Exporting custom metrics and logs is available in the Shuttle Pro Tier and above.

This guide will show you how to add custom metrics and tracing events to your Shuttle application using the tracing crate.

Getting Started

First, add the tracing dependency to your project:

cargo add tracing

Basic Usage

Add tracing events with fields to your functions to create custom metrics.
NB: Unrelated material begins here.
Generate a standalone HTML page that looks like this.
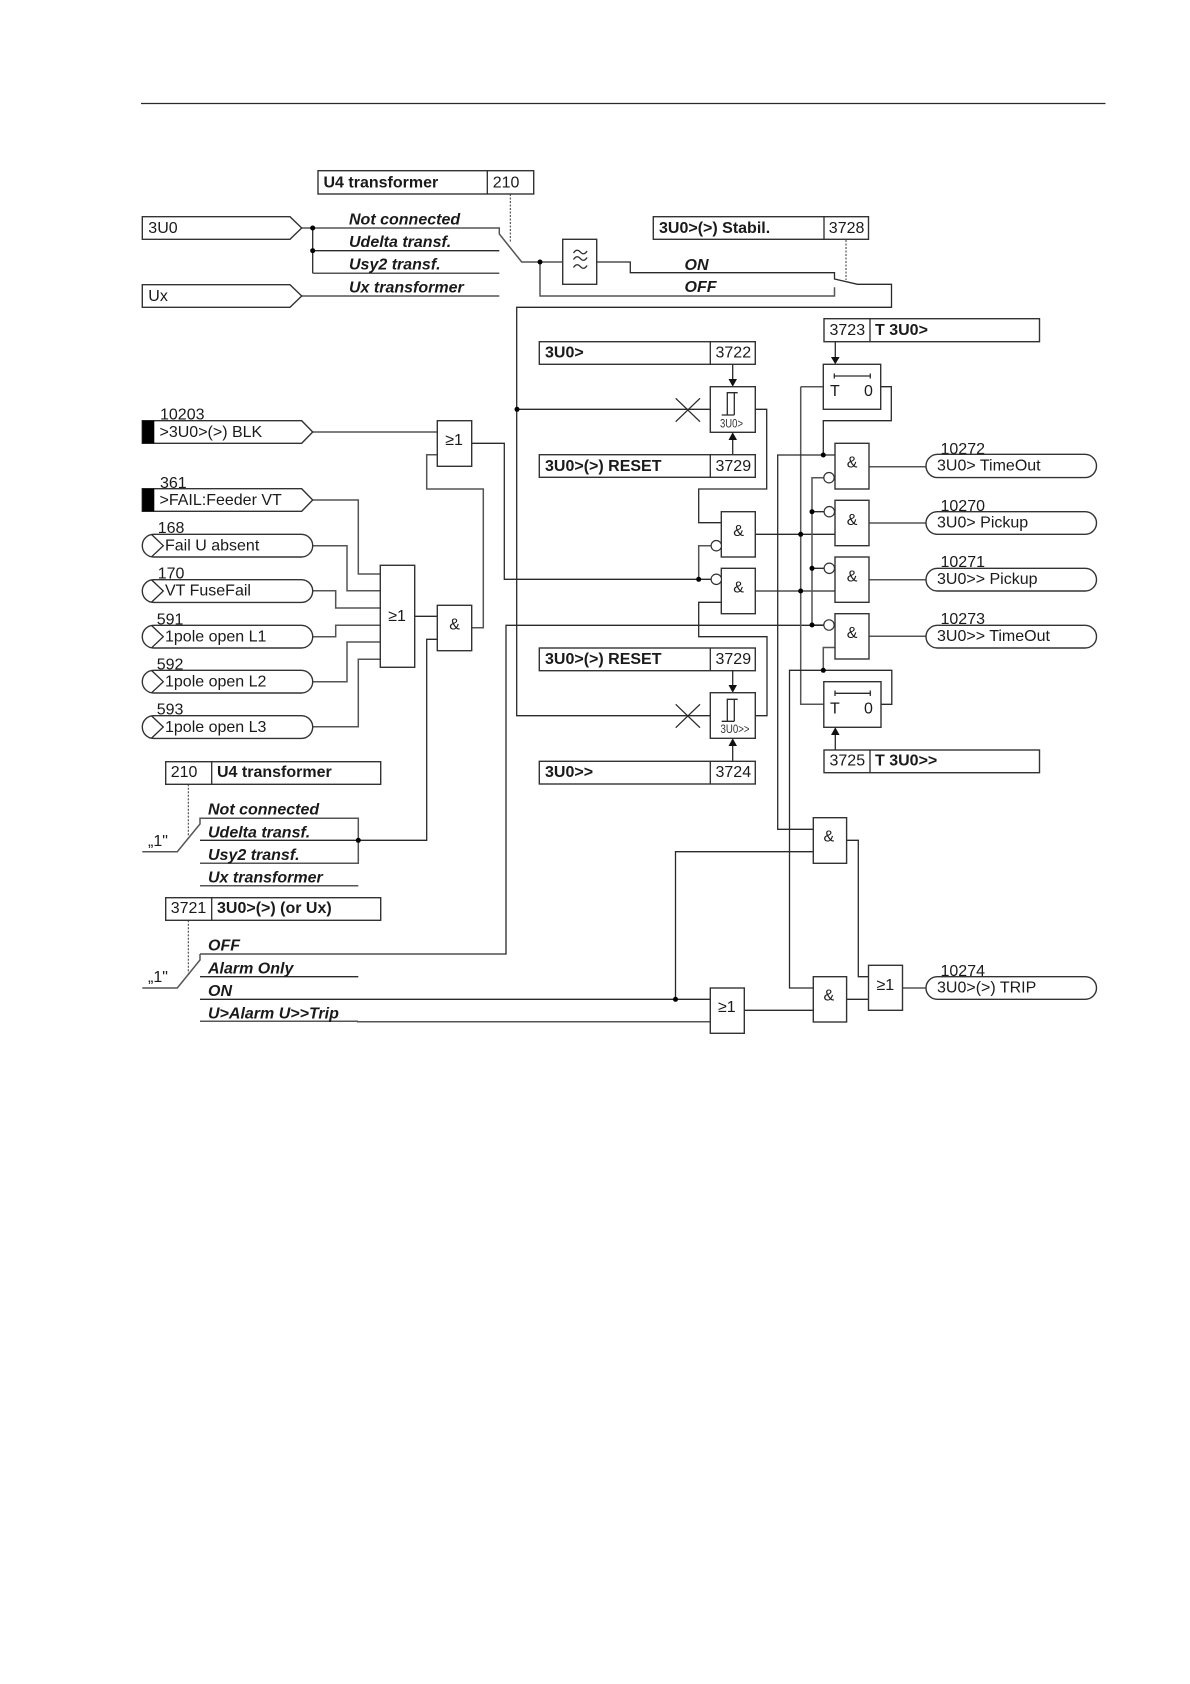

Here’s a simple example:

async fn hello_world() -> &'static str {
    tracing::info!(counter.hello = 1, "Hello world from OTel!");
    "Hello, world!"
}

This will:

  1. Send an info level log to stdout
  2. Export the metric to your configured telemetry provider
  3. Include the custom attribute counter.hello with value 1

Metric Types

The runtime’s OTel exporter uses tracing-opentelemetry under the hood, which automatically handles three metric types:

  1. Monotonic Counters: Values that only increase (e.g., total requests)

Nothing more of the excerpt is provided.